- **Exercise instructions**: Repeat what the lines below say, word for word, and skip every image.

- **Information provided**:
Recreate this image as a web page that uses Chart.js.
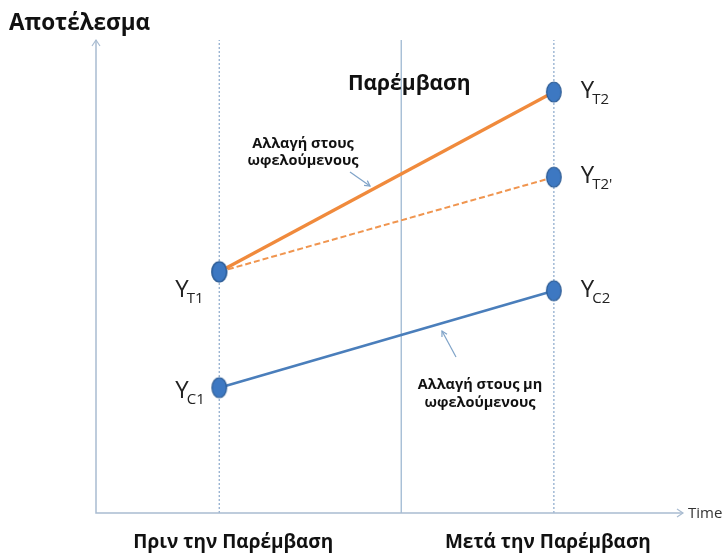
<!DOCTYPE html>
<html>
<head>
<meta charset="utf-8">
<script src="https://cdn.jsdelivr.net/npm/chart.js@4/dist/chart.umd.min.js"></script>
<style>
html,body{margin:0;padding:0;background:#fff;}
#wrap{width:727px;height:554px;}
</style>
</head>
<body>
<div id="wrap"><canvas id="c" width="727" height="554"></canvas></div>
<script>
// ---- data ----
const periods = ['Πριν την Παρέμβαση', 'Μετά την Παρέμβαση'];
const periodX = [21, 78];          // position on time axis (0-100)
const interventionX = [52];        // intervention line
const treated = [51, 89];          // Y_T1 -> Y_T2
const counterfactual = [51, 71];   // Y_T1 -> Y_T2'
const control = [26.5, 47];        // Y_C1 -> Y_C2
const pointLabels = [
  {x: 21, y: 51,   main: 'Y', sub: 'T1', side: 'left'},
  {x: 21, y: 26.5, main: 'Y', sub: 'C1', side: 'left'},
  {x: 78, y: 89,   main: 'Y', sub: 'T2', side: 'right'},
  {x: 78, y: 71,   main: 'Y', sub: "T2'", side: 'right'},
  {x: 78, y: 47,   main: 'Y', sub: 'C2', side: 'right'}
];
const yTitle = 'Αποτέλεσμα';
const xTitle = 'Time';
const interventionLabel = 'Παρέμβαση';
const noteTreated = ['Αλλαγή στους', 'ωφελούμενους'];
const noteControl = ['Αλλαγή στους μη', 'ωφελούμενους'];

// ellipse marker
function makeMarker(){
  const c = document.createElement('canvas');
  c.width = 18; c.height = 24;
  const g = c.getContext('2d');
  g.beginPath();
  g.ellipse(9, 12, 7.3, 10, 0, 0, Math.PI*2);
  g.fillStyle = '#3D78C2';
  g.fill();
  g.lineWidth = 1.2;
  g.strokeStyle = '#2B5A93';
  g.stroke();
  return c;
}
const marker = makeMarker();

const pts = (ys) => periodX.map((x,i)=>({x:x, y:ys[i]}));

const vline = (x, dash, color) => ({
  data: [{x:x,y:0},{x:x,y:100}],
  borderColor: color,
  borderWidth: 1.3,
  borderDash: dash,
  pointRadius: 0,
  order: 10
});

const overlay = {
  id: 'overlay',
  afterDatasetsDraw(chart){
    const ctx = chart.ctx;
    const xs = chart.scales.x, ys = chart.scales.y;
    const a = chart.chartArea;
    ctx.save();
    // axes
    ctx.strokeStyle = '#A9BCD1';
    ctx.lineWidth = 1.5;
    ctx.beginPath();
    ctx.moveTo(a.left, a.top);
    ctx.lineTo(a.left, a.bottom);
    ctx.lineTo(a.right, a.bottom);
    ctx.stroke();
    // arrow heads
    ctx.lineWidth = 1.2;
    ctx.beginPath();
    ctx.moveTo(a.left-4, a.top+6); ctx.lineTo(a.left, a.top); ctx.lineTo(a.left+4, a.top+6);
    ctx.moveTo(a.right-6, a.bottom-4); ctx.lineTo(a.right, a.bottom); ctx.lineTo(a.right-6, a.bottom+4);
    ctx.stroke();

    ctx.fillStyle = '#111';
    ctx.textBaseline = 'alphabetic';
    // y title
    ctx.font = 'bold 22.5px "Open Sans"';
    ctx.textAlign = 'left';
    ctx.fillText(yTitle, 9, 30);
    // x title
    ctx.font = '15px "Open Sans"';
    ctx.fillStyle = '#333';
    ctx.fillText(xTitle, a.right + 5, a.bottom + 5);
    // intervention label
    ctx.fillStyle = '#111';
    ctx.font = 'bold 21px "Open Sans"';
    ctx.textAlign = 'center';
    ctx.fillText(interventionLabel, xs.getPixelForValue(interventionX[0]) + 8, 90);
    // period labels
    ctx.font = 'bold 19px "Open Sans"';
    periods.forEach((p,i)=>{
      ctx.fillText(p, xs.getPixelForValue(periodX[i]) + (i===0?14:-6), 548);
    });
    // point labels
    pointLabels.forEach(l=>{
      const px = xs.getPixelForValue(l.x), py = ys.getPixelForValue(l.y);
      ctx.font = '24px "Open Sans"';
      const wMain = ctx.measureText(l.main).width;
      let x0;
      if (l.side === 'left') x0 = px - 44; else x0 = px + 27;
      let baseY = l.side === 'left' ? py + 25 : py + 6;
      if (l.sub === 'C1') baseY = py + 10;
      ctx.textAlign = 'left';
      ctx.fillStyle = '#222';
      ctx.fillText(l.main, x0, baseY);
      ctx.font = '15px "Open Sans"';
      ctx.fillText(l.sub, x0 + wMain - 2, baseY + 6);
    });
    // notes
    ctx.font = 'bold 14.5px "Open Sans"';
    ctx.fillStyle = '#111';
    ctx.textAlign = 'center';
    noteTreated.forEach((t,i)=> ctx.fillText(t, 303, 148 + i*17));
    noteControl.forEach((t,i)=> ctx.fillText(t, 480, 389 + i*18));
    // note arrows
    ctx.strokeStyle = '#7FA3C8';
    ctx.lineWidth = 1.2;
    const arrow = (x1,y1,x2,y2)=>{
      ctx.beginPath(); ctx.moveTo(x1,y1); ctx.lineTo(x2,y2); ctx.stroke();
      const ang = Math.atan2(y2-y1, x2-x1);
      ctx.beginPath();
      ctx.moveTo(x2 - 6*Math.cos(ang-0.5), y2 - 6*Math.sin(ang-0.5));
      ctx.lineTo(x2, y2);
      ctx.lineTo(x2 - 6*Math.cos(ang+0.5), y2 - 6*Math.sin(ang+0.5));
      ctx.stroke();
    };
    arrow(350, 172, 370, 186);
    arrow(456, 357, 442, 331);
    ctx.restore();
  }
};

new Chart(document.getElementById('c'), {
  type: 'line',
  data: {
    datasets: [
      vline(periodX[0], [2,2], '#93AFCF'),
      vline(interventionX[0], [], '#9FB8D2'),
      vline(periodX[1], [2,2], '#93AFCF'),
      {
        data: pts(counterfactual),
        borderColor: '#F0954F',
        borderWidth: 2,
        borderDash: [6,3],
        pointStyle: marker,
        pointRadius: 9,
        order: 3
      },
      {
        data: pts(treated),
        borderColor: '#F08A3C',
        borderWidth: 3.2,
        pointStyle: marker,
        pointRadius: 9,
        order: 2
      },
      {
        data: pts(control),
        borderColor: '#4A7EBB',
        borderWidth: 2.6,
        pointStyle: marker,
        pointRadius: 9,
        order: 1
      }
    ]
  },
  options: {
    responsive: false,
    animation: false,
    events: [],
    layout: {padding: {left: 96, top: 40, right: 44, bottom: 41}},
    plugins: {legend: {display: false}, tooltip: {enabled: false}},
    scales: {
      x: {type: 'linear', min: 0, max: 100, display: false},
      y: {type: 'linear', min: 0, max: 100, display: false}
    },
    elements: {line: {tension: 0}}
  },
  plugins: [overlay]
});
</script>
</body>
</html>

- **Result below**:
Recreate this image as a web page that uses Chart.js.
<!DOCTYPE html>
<html>
<head>
<meta charset="utf-8">
<script src="https://cdn.jsdelivr.net/npm/chart.js@4/dist/chart.umd.min.js"></script>
<style>
html,body{margin:0;padding:0;background:#fff;}
#wrap{width:727px;height:554px;}
</style>
</head>
<body>
<div id="wrap"><canvas id="c" width="727" height="554"></canvas></div>
<script>
// ---- data ----
const periods = ['Πριν την Παρέμβαση', 'Μετά την Παρέμβαση'];
const periodX = [21, 78];          // position on time axis (0-100)
const interventionX = [52];        // intervention line
const treated = [51, 89];          // Y_T1 -> Y_T2
const counterfactual = [51, 71];   // Y_T1 -> Y_T2'
const control = [26.5, 47];        // Y_C1 -> Y_C2
const pointLabels = [
  {x: 21, y: 51,   main: 'Y', sub: 'T1', side: 'left'},
  {x: 21, y: 26.5, main: 'Y', sub: 'C1', side: 'left'},
  {x: 78, y: 89,   main: 'Y', sub: 'T2', side: 'right'},
  {x: 78, y: 71,   main: 'Y', sub: "T2'", side: 'right'},
  {x: 78, y: 47,   main: 'Y', sub: 'C2', side: 'right'}
];
const yTitle = 'Αποτέλεσμα';
const xTitle = 'Time';
const interventionLabel = 'Παρέμβαση';
const noteTreated = ['Αλλαγή στους', 'ωφελούμενους'];
const noteControl = ['Αλλαγή στους μη', 'ωφελούμενους'];

// ellipse marker
function makeMarker(){
  const c = document.createElement('canvas');
  c.width = 18; c.height = 24;
  const g = c.getContext('2d');
  g.beginPath();
  g.ellipse(9, 12, 7.3, 10, 0, 0, Math.PI*2);
  g.fillStyle = '#3D78C2';
  g.fill();
  g.lineWidth = 1.2;
  g.strokeStyle = '#2B5A93';
  g.stroke();
  return c;
}
const marker = makeMarker();

const pts = (ys) => periodX.map((x,i)=>({x:x, y:ys[i]}));

const vline = (x, dash, color) => ({
  data: [{x:x,y:0},{x:x,y:100}],
  borderColor: color,
  borderWidth: 1.3,
  borderDash: dash,
  pointRadius: 0,
  order: 10
});

const overlay = {
  id: 'overlay',
  afterDatasetsDraw(chart){
    const ctx = chart.ctx;
    const xs = chart.scales.x, ys = chart.scales.y;
    const a = chart.chartArea;
    ctx.save();
    // axes
    ctx.strokeStyle = '#A9BCD1';
    ctx.lineWidth = 1.5;
    ctx.beginPath();
    ctx.moveTo(a.left, a.top);
    ctx.lineTo(a.left, a.bottom);
    ctx.lineTo(a.right, a.bottom);
    ctx.stroke();
    // arrow heads
    ctx.lineWidth = 1.2;
    ctx.beginPath();
    ctx.moveTo(a.left-4, a.top+6); ctx.lineTo(a.left, a.top); ctx.lineTo(a.left+4, a.top+6);
    ctx.moveTo(a.right-6, a.bottom-4); ctx.lineTo(a.right, a.bottom); ctx.lineTo(a.right-6, a.bottom+4);
    ctx.stroke();

    ctx.fillStyle = '#111';
    ctx.textBaseline = 'alphabetic';
    // y title
    ctx.font = 'bold 22.5px "Open Sans"';
    ctx.textAlign = 'left';
    ctx.fillText(yTitle, 9, 30);
    // x title
    ctx.font = '15px "Open Sans"';
    ctx.fillStyle = '#333';
    ctx.fillText(xTitle, a.right + 5, a.bottom + 5);
    // intervention label
    ctx.fillStyle = '#111';
    ctx.font = 'bold 21px "Open Sans"';
    ctx.textAlign = 'center';
    ctx.fillText(interventionLabel, xs.getPixelForValue(interventionX[0]) + 8, 90);
    // period labels
    ctx.font = 'bold 19px "Open Sans"';
    periods.forEach((p,i)=>{
      ctx.fillText(p, xs.getPixelForValue(periodX[i]) + (i===0?14:-6), 548);
    });
    // point labels
    pointLabels.forEach(l=>{
      const px = xs.getPixelForValue(l.x), py = ys.getPixelForValue(l.y);
      ctx.font = '24px "Open Sans"';
      const wMain = ctx.measureText(l.main).width;
      let x0;
      if (l.side === 'left') x0 = px - 44; else x0 = px + 27;
      let baseY = l.side === 'left' ? py + 25 : py + 6;
      if (l.sub === 'C1') baseY = py + 10;
      ctx.textAlign = 'left';
      ctx.fillStyle = '#222';
      ctx.fillText(l.main, x0, baseY);
      ctx.font = '15px "Open Sans"';
      ctx.fillText(l.sub, x0 + wMain - 2, baseY + 6);
    });
    // notes
    ctx.font = 'bold 14.5px "Open Sans"';
    ctx.fillStyle = '#111';
    ctx.textAlign = 'center';
    noteTreated.forEach((t,i)=> ctx.fillText(t, 303, 148 + i*17));
    noteControl.forEach((t,i)=> ctx.fillText(t, 480, 389 + i*18));
    // note arrows
    ctx.strokeStyle = '#7FA3C8';
    ctx.lineWidth = 1.2;
    const arrow = (x1,y1,x2,y2)=>{
      ctx.beginPath(); ctx.moveTo(x1,y1); ctx.lineTo(x2,y2); ctx.stroke();
      const ang = Math.atan2(y2-y1, x2-x1);
      ctx.beginPath();
      ctx.moveTo(x2 - 6*Math.cos(ang-0.5), y2 - 6*Math.sin(ang-0.5));
      ctx.lineTo(x2, y2);
      ctx.lineTo(x2 - 6*Math.cos(ang+0.5), y2 - 6*Math.sin(ang+0.5));
      ctx.stroke();
    };
    arrow(350, 172, 370, 186);
    arrow(456, 357, 442, 331);
    ctx.restore();
  }
};

new Chart(document.getElementById('c'), {
  type: 'line',
  data: {
    datasets: [
      vline(periodX[0], [2,2], '#93AFCF'),
      vline(interventionX[0], [], '#9FB8D2'),
      vline(periodX[1], [2,2], '#93AFCF'),
      {
        data: pts(counterfactual),
        borderColor: '#F0954F',
        borderWidth: 2,
        borderDash: [6,3],
        pointStyle: marker,
        pointRadius: 9,
        order: 3
      },
      {
        data: pts(treated),
        borderColor: '#F08A3C',
        borderWidth: 3.2,
        pointStyle: marker,
        pointRadius: 9,
        order: 2
      },
      {
        data: pts(control),
        borderColor: '#4A7EBB',
        borderWidth: 2.6,
        pointStyle: marker,
        pointRadius: 9,
        order: 1
      }
    ]
  },
  options: {
    responsive: false,
    animation: false,
    events: [],
    layout: {padding: {left: 96, top: 40, right: 44, bottom: 41}},
    plugins: {legend: {display: false}, tooltip: {enabled: false}},
    scales: {
      x: {type: 'linear', min: 0, max: 100, display: false},
      y: {type: 'linear', min: 0, max: 100, display: false}
    },
    elements: {line: {tension: 0}}
  },
  plugins: [overlay]
});
</script>
</body>
</html>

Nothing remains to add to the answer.